RECORDS FOR THIS EXERCISE:

— BEGIN —

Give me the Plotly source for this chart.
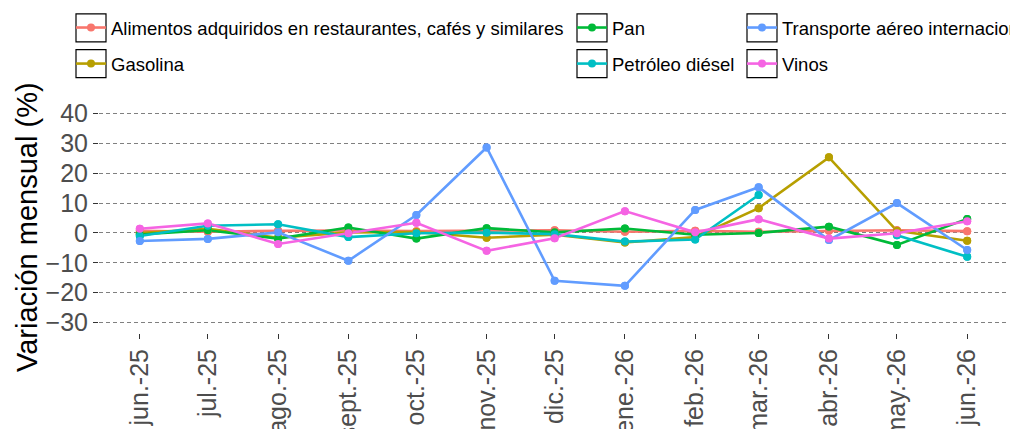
import plotly.graph_objects as go

months = ["2025-06-01", "2025-07-01", "2025-08-01", "2025-09-01", "2025-10-01", "2025-11-01",
          "2025-12-01", "2026-01-01", "2026-02-01", "2026-03-01", "2026-04-01", "2026-05-01",
          "2026-06-01"]
tick_labels = ["jun.-25", "jul.-25", "ago.-25", "sept.-25", "oct.-25", "nov.-25", "dic.-25",
               "ene.-26", "feb.-26", "mar.-26", "abr.-26", "may.-26", "jun.-26"]

alimentos = [0.7, 0.4, 0.7, 0.8, 0.6, 0.8, 0.9, 0.4, 0.7, 0.4, 0.7, 0.9, 0.6]
gasolina = [0.0, 1.4, -1.6, 0.2, 0.3, -1.6, -0.6, -3.2, -1.4, 8.3, 25.3, 0.7, -2.6]
pan = [-0.5, 0.9, -1.9, 1.8, -1.9, 1.6, 0.2, 1.5, -0.6, 0.0, 2.1, -4.0, 4.7]
diesel = [-1.0, 2.4, 2.9, -1.4, -0.1, 0.1, -0.4, -2.9, -2.2, 12.7, None, -0.8, -8.0]
transporte = [-2.7, -2.0, 0.2, -9.3, 6.0, 28.6, -16.0, -17.7, 7.7, 15.3, -2.4, 10.0, -5.7]
vinos = [1.4, 3.2, -3.7, -0.1, 3.4, -6.0, -1.8, 7.3, 0.2, 4.6, -1.9, -0.1, 3.9]

series = [
    ("Alimentos adquiridos en restaurantes, cafés y similares", alimentos, "#F8766D", "legend"),
    ("Gasolina", gasolina, "#B79F00", "legend"),
    ("Pan", pan, "#00BA38", "legend2"),
    ("Petróleo diésel", diesel, "#00BFC4", "legend2"),
    ("Transporte aéreo internacional", transporte, "#619CFF", "legend3"),
    ("Vinos", vinos, "#F564E3", "legend3"),
]

y_ticks = [-30, -20, -10, 0, 10, 20, 30, 40]
y_title = "Variación mensual (%)"

fig = go.Figure()
for name, vals, col, leg in series:
    fig.add_trace(go.Scatter(
        x=months, y=vals, name=name, mode="lines+markers",
        line=dict(color=col, width=2.6), marker=dict(color=col, size=8),
        legend=leg, legendgroup=name, connectgaps=False,
    ))
for name, vals, col, leg in series:
    fig.add_trace(go.Scatter(
        x=months, y=vals, mode="markers", marker=dict(color=col, size=8),
        showlegend=False, hoverinfo="skip",
    ))

# page body has an 8px margin; figure coords = screen coords - 8
W, H = 1018, 429
L, R, T, B = 91, 18, 95, 104
pw, ph = W - L - R, H - T - B

def px_x(px):
    return (px - L) / pw

def px_y(py):
    return (H - B - py) / ph

leg_font = dict(family="Liberation Sans, Arial, sans-serif", size=18.5, color="#000000")
common_leg = dict(orientation="v", xanchor="left", yanchor="top", font=leg_font,
                  bgcolor="rgba(0,0,0,0)", tracegroupgap=9, itemwidth=30)

leg_origins = [63, 564, 734]
row_centers = [19.8, 55.7]
shapes = []
for o in leg_origins:
    for c in row_centers:
        shapes.append(dict(type="rect", xref="paper", yref="paper",
                           x0=px_x(o + 5), x1=px_x(o + 35), y0=px_y(c + 14), y1=px_y(c - 14),
                           line=dict(color="#000000", width=1.2), fillcolor="rgba(0,0,0,0)",
                           layer="above"))

fig.update_layout(
    width=W, height=H,
    margin=dict(l=L, r=R, t=T, b=B, autoexpand=False),
    plot_bgcolor="white", paper_bgcolor="white",
    font=dict(family="Liberation Sans, Arial, sans-serif"),
    legend=dict(x=px_x(leg_origins[0]), y=px_y(1), **common_leg),
    legend2=dict(x=px_x(leg_origins[1]), y=px_y(1), **common_leg),
    legend3=dict(x=px_x(leg_origins[2]), y=px_y(1), **common_leg),
    shapes=shapes,
    annotations=[dict(text=y_title, textangle=-90, xref="paper", yref="paper",
                      x=px_x(19), y=px_y(219), xanchor="center", yanchor="middle",
                      showarrow=False, font=dict(size=29, color="#000000"))],
    xaxis=dict(
        type="date", range=["2025-05-14", "2026-06-19"],
        tickmode="array", tickvals=months, ticktext=tick_labels, tickangle=-90,
        tickfont=dict(size=25, color="#4d4d4d"),
        ticks="outside", ticklen=5, tickcolor="#333333", tickwidth=1,
        showgrid=False, zeroline=False, showline=False,
    ),
    yaxis=dict(
        range=[-33.5, 43.5], tickmode="array", tickvals=y_ticks,
        tickfont=dict(size=25, color="#4d4d4d"),
        ticks="outside", ticklen=5, tickcolor="#333333", tickwidth=1,
        showgrid=True, gridcolor="#808080", gridwidth=1.1, griddash="4px,3px",
        zeroline=False, showline=False,
    ),
    showlegend=True,
)

fig.write_html("out.html")
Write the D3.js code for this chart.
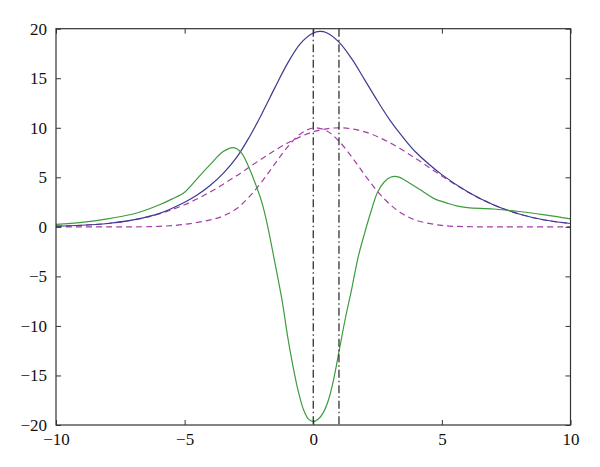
<!DOCTYPE html>
<html>
<head>
<meta charset="utf-8">
<script src="https://cdn.jsdelivr.net/npm/d3@7"></script>
<style>
  body { margin: 0; background: #fff; }
  text { font-family: "Liberation Serif", "DejaVu Serif", serif; }
</style>
</head>
<body>
<div id="graph"></div>
<script>
// chart values
var xTicks = [-10, -5, 0, 5, 10];
var yTicks = [-20, -15, -10, -5, 0, 5, 10, 15, 20];
var markLines = [0, 1];

var sumX = [-10, -9, -8, -7, -6, -5, -4.5, -4, -3.5, -3, -2.5, -2, -1.5, -1, -0.5, 0, 0.25, 0.5, 1, 1.5, 2, 2.5, 3, 3.5, 4, 5, 6, 7, 8, 9, 10];
var sumY = [0.07, 0.16, 0.34, 0.7, 1.33, 2.48, 3.24, 4.2, 5.4, 6.93, 9.0, 11.4, 14.0, 16.5, 18.5, 19.57, 19.73, 19.62, 18.65, 16.95, 14.84, 12.7, 10.7, 9.0, 7.5, 5.27, 3.55, 2.23, 1.3, 0.69, 0.34];

var wideX = [-10, -9, -8, -7, -6, -5, -4, -3, -2, -1, 0, 1, 2, 3, 4, 5, 6, 7, 8, 9, 10];
var wideY = [0.065, 0.155, 0.34, 0.69, 1.3, 2.23, 3.53, 5.13, 6.87, 8.46, 9.59, 10, 9.59, 8.46, 6.87, 5.13, 3.53, 2.23, 1.3, 0.69, 0.34];

var narrowX = [-10, -7, -6, -5, -4, -3.5, -3, -2.5, -2, -1.5, -1, -0.5, 0, 0.5, 1, 1.5, 2, 2.5, 3, 3.5, 4, 5, 6, 7, 10];
var narrowY = [0, 0, 0.05, 0.25, 0.7, 1.1, 1.8, 3.0, 4.55, 6.33, 8.06, 9.38, 9.98, 9.72, 8.65, 7.05, 5.25, 3.57, 2.23, 1.27, 0.66, 0.14, 0.02, 0, 0];

var diffX = [-10, -9, -8, -7, -6.5, -6, -5.5, -5, -4.5, -4, -3.5, -3.1, -2.8, -2.5, -2.2, -2, -1.8, -1.5, -1.2, -1, -0.8, -0.6, -0.4, -0.2, 0, 0.2, 0.4, 0.6, 0.8, 1, 1.25, 1.5, 1.75, 2, 2.25, 2.5, 2.75, 3, 3.3, 3.75, 4.25, 4.7, 5.2, 5.6, 6, 7, 8, 9, 10];
var diffY = [0.25, 0.45, 0.8, 1.3, 1.7, 2.2, 2.8, 3.5, 4.9, 6.3, 7.6, 8.0, 7.5, 6.0, 4.0, 2.5, 0.4, -3.5, -7.6, -11.0, -13.9, -16.4, -18.3, -19.35, -19.65, -19.4, -18.7, -17.4, -15.3, -12.6, -9.2, -6.2, -3.0, -0.6, 1.6, 3.5, 4.5, 5.0, 5.05, 4.4, 3.6, 2.85, 2.4, 2.1, 1.95, 1.8, 1.55, 1.2, 0.8];

var w = 600, h = 467;
var padL = 56, padR = 570.5, padT = 28.7, padB = 425;

var svg = d3.select("#graph").append("svg")
    .attr("width", w).attr("height", h);

var x = d3.scaleLinear().domain([-10, 10]).range([padL, padR]);
var y = d3.scaleLinear().domain([-20, 20]).range([padB, padT]);

var fmt = d => d < 0 ? "\u2212" + Math.abs(d) : "" + d;

// curves
var line = d3.line().x(d => x(d[0])).y(d => y(d[1])).curve(d3.curveCatmullRom.alpha(0.5));
var zip = (a, b) => a.map((v, i) => [v, b[i]]);

svg.append("path").datum(zip(wideX, wideY))
   .attr("d", line).attr("fill", "none")
   .attr("stroke", "#a23fa6").attr("stroke-width", 1.2)
   .attr("stroke-dasharray", "6,4");

svg.append("path").datum(zip(narrowX, narrowY))
   .attr("d", line).attr("fill", "none")
   .attr("stroke", "#a23fa6").attr("stroke-width", 1.2)
   .attr("stroke-dasharray", "6,4");

svg.append("path").datum(zip(sumX, sumY))
   .attr("d", line).attr("fill", "none")
   .attr("stroke", "#3b3a8f").attr("stroke-width", 1.2);

svg.append("path").datum(zip(diffX, diffY))
   .attr("d", line).attr("fill", "none")
   .attr("stroke", "#3d9c3d").attr("stroke-width", 1.2);

// dash-dot markers
svg.selectAll("line.mark")
   .data(markLines)
   .enter()
   .append("line")
   .attr("class", "mark")
   .attr("x1", d => x(d)).attr("x2", d => x(d))
   .attr("y1", y(20)).attr("y2", y(-20))
   .attr("stroke", "#222").attr("stroke-width", 1.2)
   .attr("stroke-dasharray", "8,3,1.5,3");

// axes, ticks inward on all four sides
var axB = d3.axisBottom(x).tickValues(xTicks).tickSize(-5).tickPadding(8).tickFormat(fmt);
var axT = d3.axisTop(x).tickValues(xTicks).tickSize(-5).tickFormat("");
var axL = d3.axisLeft(y).tickValues(yTicks).tickSize(-5).tickPadding(9).tickFormat(fmt);
var axR = d3.axisRight(y).tickValues(yTicks).tickSize(-5).tickFormat("");

function style(g) {
  g.select(".domain").remove();
  g.selectAll(".tick line").attr("stroke", "#333");
  g.selectAll("text").attr("font-size", 17).attr("fill", "#111")
   .attr("font-family", "'Liberation Serif', serif");
}

svg.append("g").attr("transform", `translate(0,${padB})`).call(axB).call(style);
svg.append("g").attr("transform", `translate(0,${padT})`).call(axT).call(style);
svg.append("g").attr("transform", `translate(${padL},0)`).call(axL).call(style);
svg.append("g").attr("transform", `translate(${padR},0)`).call(axR).call(style);

svg.append("rect")
   .attr("x", padL).attr("y", padT)
   .attr("width", padR - padL).attr("height", padB - padT)
   .attr("fill", "none").attr("stroke", "#333").attr("stroke-width", 1.2);
</script>
</body>
</html>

— END —

INSTRUCTIONS FOR THE TASK:
Give again, word for word, only the lines starting at the line with "Write the D3.js code for this chart." and ending at the line with "3.53, 2.23, 1.3, 0.69, 0.34];", keeping both end lines; pictures stay out.

COMPLETED EXERCISE:
Write the D3.js code for this chart.
<!DOCTYPE html>
<html>
<head>
<meta charset="utf-8">
<script src="https://cdn.jsdelivr.net/npm/d3@7"></script>
<style>
  body { margin: 0; background: #fff; }
  text { font-family: "Liberation Serif", "DejaVu Serif", serif; }
</style>
</head>
<body>
<div id="graph"></div>
<script>
// chart values
var xTicks = [-10, -5, 0, 5, 10];
var yTicks = [-20, -15, -10, -5, 0, 5, 10, 15, 20];
var markLines = [0, 1];

var sumX = [-10, -9, -8, -7, -6, -5, -4.5, -4, -3.5, -3, -2.5, -2, -1.5, -1, -0.5, 0, 0.25, 0.5, 1, 1.5, 2, 2.5, 3, 3.5, 4, 5, 6, 7, 8, 9, 10];
var sumY = [0.07, 0.16, 0.34, 0.7, 1.33, 2.48, 3.24, 4.2, 5.4, 6.93, 9.0, 11.4, 14.0, 16.5, 18.5, 19.57, 19.73, 19.62, 18.65, 16.95, 14.84, 12.7, 10.7, 9.0, 7.5, 5.27, 3.55, 2.23, 1.3, 0.69, 0.34];

var wideX = [-10, -9, -8, -7, -6, -5, -4, -3, -2, -1, 0, 1, 2, 3, 4, 5, 6, 7, 8, 9, 10];
var wideY = [0.065, 0.155, 0.34, 0.69, 1.3, 2.23, 3.53, 5.13, 6.87, 8.46, 9.59, 10, 9.59, 8.46, 6.87, 5.13, 3.53, 2.23, 1.3, 0.69, 0.34];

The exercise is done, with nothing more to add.